Bisecting the valley is the Napa River, which follows the valley's tapered contour, and dwindles from a fully navigable river in its southern stretches to little more than a creek at its northern beginnings. The valley's topography changes with its length, from the windswept estuarine flats and gentle hills in the south to the valley's narrow tip at the town of Calistoga, cradled between the sheer walls of the Palisades at the foot of Mount St. Helena to the east and the forested Mayacamas Mountains to the west.
The Napa Valley's amiable climate makes it a veritable garden. A wide variety of fruits and vegetables thrive here: oranges, prunes, apples, olives and more. But what makes the Napa Valley truly unique is its remarkable suitability for the production of wine grapes. A maritime climate that produces cool nights and warm days combines with soils that are deep but not excessively fertile to yield grapes that are singular in their intensity, complexity and balance.

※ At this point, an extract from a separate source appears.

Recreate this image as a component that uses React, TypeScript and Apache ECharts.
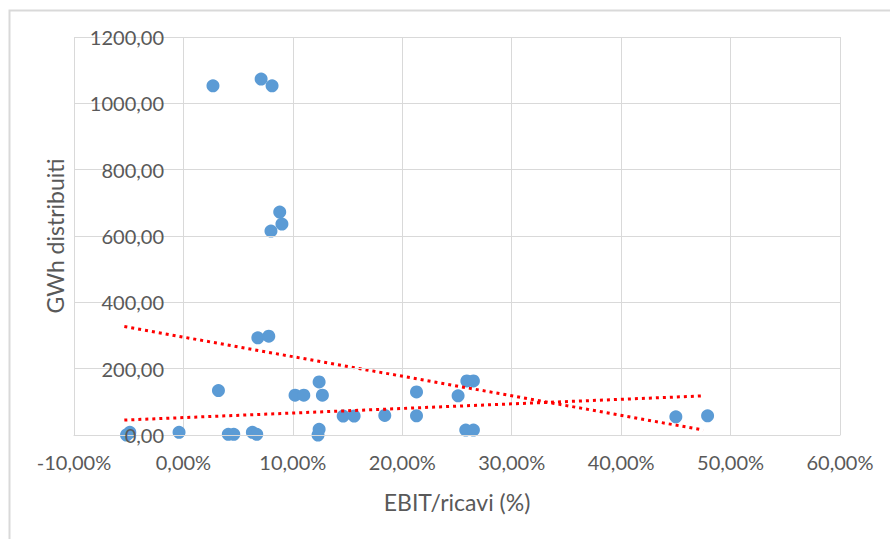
import React, { useEffect, useRef } from "react";
import * as echarts from "echarts";

// EBIT/ricavi (%) and GWh distribuiti
const ebitPct: number[] = [
  2.7, 7.1, 8.1, 8.8, 9.0, 8.0, 6.8, 7.8, 3.2, -5.2, -4.9, -0.4, 4.1, 4.6, 6.3, 6.7,
  10.2, 11.0, 12.4, 12.7, 12.4, 12.3, 14.6, 15.6, 18.4, 21.3, 21.3, 25.9, 26.5, 25.1,
  25.8, 26.5, 45.0, 47.9,
];
const gwh: number[] = [
  1053, 1073, 1053, 672, 636, 615, 293, 298, 134, 0, 8, 8, 2, 2, 8, 2,
  120, 120, 160, 120, 17, 0, 57, 57, 59, 130, 58, 163, 163, 118,
  15, 15, 55, 58,
];

// trend lines (end points)
const trend1X: number[] = [-5.4, 47.5];
const trend1Y: number[] = [327, 15];
const trend2X: number[] = [-5.4, 47.5];
const trend2Y: number[] = [45, 118];

const xTicks = { min: -10, max: 60, interval: 10 };
const yTicks = { min: 0, max: 1200, interval: 200 };

const xTitle = "EBIT/ricavi (%)";
const yTitle = "GWh distribuiti";

const FONT = "Lato";
const LABEL_COLOR = "#595959";
const GRID_COLOR = "#d9d9d9";

const fmt = (v: number) => v.toFixed(2).replace(".", ",");

export default function App() {
  const ref = useRef<HTMLDivElement>(null);
  useEffect(() => {
    if (!ref.current) return;
    const chart = echarts.init(ref.current, undefined, { renderer: "svg" });
    const points = ebitPct.map((x, i) => [x, gwh[i]]);
    const t1 = trend1X.map((x, i) => [x, trend1Y[i]]);
    const t2 = trend2X.map((x, i) => [x, trend2Y[i]]);
    chart.setOption({
      animation: false,
      backgroundColor: "#ffffff",
      textStyle: { fontFamily: FONT },
      grid: {
        left: 74,
        right: 50,
        top: 37,
        bottom: 104,
        containLabel: false,
        outerBoundsMode: "none",
      },
      graphic: [
        {
          type: "rect",
          shape: { x: 9.5, y: 10.5, width: 920, height: 600 },
          style: { fill: "none", stroke: GRID_COLOR, lineWidth: 2 },
          silent: true,
          z: -1,
        },
        {
          type: "text",
          x: 457,
          y: 502,
          style: {
            text: xTitle,
            fill: LABEL_COLOR,
            font: `23px ${FONT}`,
            textAlign: "center",
            textVerticalAlign: "middle",
          },
          silent: true,
        },
        {
          type: "text",
          x: 55,
          y: 236,
          rotation: Math.PI / 2,
          style: {
            text: yTitle,
            fill: LABEL_COLOR,
            font: `23px ${FONT}`,
            textAlign: "center",
            textVerticalAlign: "middle",
          },
          silent: true,
        },
      ],
      xAxis: {
        type: "value",
        min: xTicks.min,
        max: xTicks.max,
        interval: xTicks.interval,
        axisLine: { show: true, onZero: true, lineStyle: { color: GRID_COLOR, width: 1 } },
        axisTick: { show: false },
        axisLabel: {
          color: LABEL_COLOR,
          fontSize: 20,
          fontFamily: FONT,
          margin: 17,
          formatter: (v: number) => fmt(v) + "%",
        },
        splitLine: { show: true, lineStyle: { color: GRID_COLOR, width: 1 } },
      },
      yAxis: {
        type: "value",
        min: yTicks.min,
        max: yTicks.max,
        interval: yTicks.interval,
        z: 5,
        axisLine: { show: false, onZero: false },
        axisTick: { show: false },
        axisLabel: {
          color: LABEL_COLOR,
          fontSize: 20,
          fontFamily: FONT,
          margin: -90,
          formatter: (v: number) => fmt(v),
        },
        splitLine: { show: true, lineStyle: { color: GRID_COLOR, width: 1 } },
      },
      series: [
        {
          name: "GWh distribuiti",
          type: "scatter",
          data: points,
          symbol: "circle",
          symbolSize: 13,
          itemStyle: { color: "#5b9bd5", opacity: 1 },
          z: 2,
        },
        {
          name: "Tendenza 1",
          type: "line",
          data: t1,
          symbol: "none",
          lineStyle: { color: "#ff0000", width: 3, type: [3, 4], cap: "butt" },
          z: 3,
        },
        {
          name: "Tendenza 2",
          type: "line",
          data: t2,
          symbol: "none",
          lineStyle: { color: "#ff0000", width: 3, type: [3, 4], cap: "butt" },
          z: 3,
        },
      ],
    });
    return () => chart.dispose();
  }, []);
  return (
    <div
      ref={ref}
      style={{ position: "fixed", left: 0, top: 0, width: 890, height: 539, background: "#fff" }}
    />
  );
}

Several different microclimates and a wide array of soil profiles mean that different vineyards produce grapes that are unique in style and character - but uniformly high in quality.
The vineyard environments of the Napa Valley have evolved through geologic time. Like the rest of California, Napa Valley has had a very active and eventful geologic history. Many tectonic plates (large pieces of the earth's crust) have collided with North America to form California. As a result, there are many geological faults in the area, which have molded the topography of the Napa Valley and the mountains that surround it.
A great deal of volcanic activity occurred in the area about two million years ago. These volcanic eruptions deposited a series of ash and lava called the Sonoma Volcanics over much of Napa and Sonoma Counties, especially along the axis of the Mayacamas Range. The small hills which emerge from the valley floor north of Yountville were created by this volcanic activity.
Changes in sea level caused San Pablo Bay to alternately advance and retreat over the southern part of the valley several times. This resulted in the deposition of bay sediment (clays and sand) as soil parent material in the southern valley. The bedrock varies from coarse sandstones to marine conglomerates to volcanic basalts and tuff. These different parent materials give rise to soils with very different ability to retain water, texture and fertility.